I was able to fix my issue without a Polkit rule. Simply add my users to
`libvirt` group in place of `libvirtd` group did the trick.
I found the root cause.
I previously did an installation of libvirt by hand on this host. During
my installation, I created a group called "libvirtd".

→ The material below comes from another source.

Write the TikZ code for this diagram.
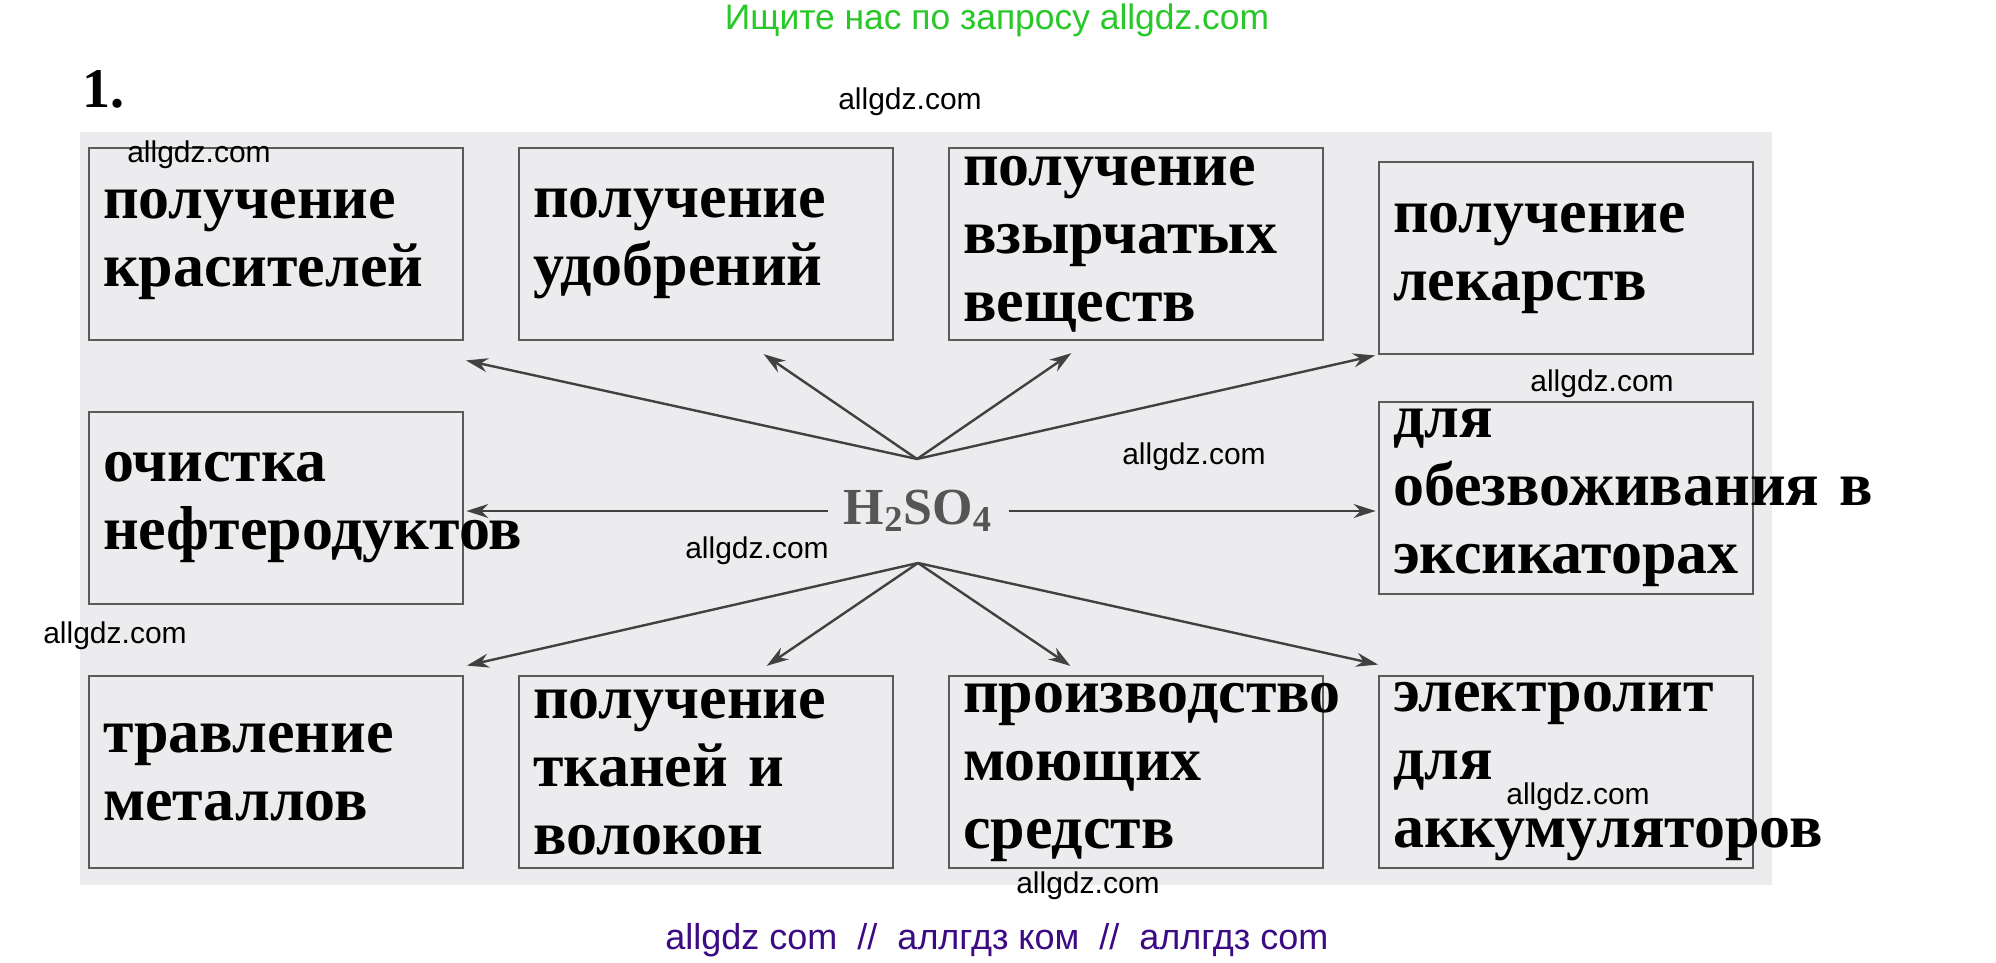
\documentclass[tikz,border=0pt]{standalone}
\usepackage{fontspec}
\setmainfont{Liberation Serif}
\setsansfont{Liberation Sans}
\usepackage{tikz}
\usepackage{xcolor}
\usetikzlibrary{arrows.meta}
\hyphenpenalty=10000
\definecolor{panelgray}{RGB}{236,236,238}
\definecolor{boxgray}{RGB}{90,90,90}
\definecolor{arrowgray}{RGB}{65,65,65}
\definecolor{acidgray}{RGB}{85,85,85}
\definecolor{adgreen}{RGB}{40,200,40}
\definecolor{adpurple}{RGB}{60,10,130}

\begin{document}
\begin{tikzpicture}[x=0.5pt,y=-0.5pt,-,>={Stealth[length=11pt,width=7pt]},shorten >=1pt,
                    node distance=215pt,
                    box node/.style={draw=boxgray,line width=1.4pt,text width=173pt,inner xsep=7pt,inner ysep=0pt,
                                     minimum height=96pt,align=left,font=\bfseries\fontsize{31}{34}\selectfont},
                    site node/.style={font=\sffamily\fontsize{15}{15}\selectfont,inner sep=0pt},
                    acid node/.style={text=acidgray,font=\bfseries\fontsize{26}{26}\selectfont,inner xsep=8pt}]

  \useasboundingbox (0,0) rectangle (1996,963);
  \fill[white] (0,0) rectangle (1996,963);
  \fill[panelgray] (80,132) rectangle (1772,885);

  \node[text=adgreen,font=\sffamily\fontsize{17.7}{18}\selectfont] (ad) at (997,20) {Ищите нас по запросу allgdz.com};
  \node[font=\bfseries\fontsize{28}{28}\selectfont] (num) at (103,89) {1.};

  \node[box node] (b1) at (276,244) {получение\\красителей};
  \node[box node] (b2) [right of=b1] {получение\\удобрений};
  \node[box node] (b3) [right of=b2] {получение\\взырчатых\\веществ};
  \node[box node] (b4) [right of=b3,yshift=-7pt] {получение\\лекарств};
  \node[box node] (b5) [below of=b1,node distance=132pt] {очистка\\нефтеродуктов};
  \node[box node] (b6) [below of=b4,node distance=120pt] {для\\обезвоживания~в\\эксикаторах};
  \node[box node] (b7) [below of=b5,node distance=132pt] {травление\\металлов};
  \node[box node] (b8) [right of=b7] {получение\\тканей и\\волокон};
  \node[box node] (b9) [right of=b8] {производство\\моющих\\средств};
  \node[box node] (b10) [right of=b9] {электролит\\для\\аккумуляторов};

  \node[acid node] (h) at (918,511) {H\textsubscript{2}SO\textsubscript{4}};
  \coordinate (up) at (917,459);
  \coordinate (dn) at (918,563);
  \coordinate (e1) at (464,360);
  \coordinate (e2) at (762,353);
  \coordinate (e3) at (1073,352);
  \coordinate (e4) at (1377,355);
  \coordinate (e7) at (465,666);
  \coordinate (e8) at (765,667);
  \coordinate (e9) at (1072,667);
  \coordinate (e10) at (1380,665);

  \path[->,color=arrowgray,line width=1.2pt]
    (up) edge (e1)
         edge (e2)
         edge (e3)
         edge (e4)
    (h.west) edge (h.west -| b5.east)
    (h.east) edge (h.east -| b6.west)
    (dn) edge (e7)
         edge (e8)
         edge (e9)
         edge (e10);

  % watermarks
  \node[site node] (w1) at (910,102) {allgdz.com};
  \node[site node] (w2) at (199,155) {allgdz.com};
  \node[site node] (w3) at (1602,384) {allgdz.com};
  \node[site node] (w4) at (1194,457) {allgdz.com};
  \node[site node] (w5) at (757,551) {allgdz.com};
  \node[site node] (w6) at (115,636) {allgdz.com};
  \node[site node] (w7) at (1578,797) {allgdz.com};
  \node[site node] (w8) at (1088,886) {allgdz.com};

  \node[text=adpurple,font=\sffamily\fontsize{18}{18}\selectfont] (foot) at (997,940)
    {allgdz com~~//~~аллгдз ком~~//~~аллгдз com};
\end{tikzpicture}
\end{document}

After, I started to manage this server with DebOps without removing this
old group. This morning, I noticed that my gitlab-runner and
`libvirtd__admins` are members of `libvirtd` group in place of `libvirt`
group (without a 'd' at end)
My ansible_local facts:
#v+
"libvirtd": {
"deployment_mode": "libvirt",
"hw_virt": true,
"installed": true,
"unix_sock_group": "libvirtd"
#v-
`libvirtd.fact` on host contains:
#v+
for group in unix_groups:
if group.gr_name == 'libvirt':
output['unix_sock_group'] = 'libvirt'
elif group.gr_name == 'libvirtd':
output['unix_sock_group'] = 'libvirtd'
#v-
This mean that `libvirtd` group will always take precedence over
`libvirt` group if both are present. I'm not sure this is an expected
behavior.
However, if you are member of `libvirtd` in place of `libvirt`, virsh
fallback to Polkit authentication according to
/usr/share/doc/libvirt-daemon/README.Debian.gz:
Access Control
==============
Access to the libvirt managing tasks is controlled by PolicyKit. To ease
configuration membership in the "libvirt" group is sufficient. If you want to
manage VMs as non-root you need to add a user to that group.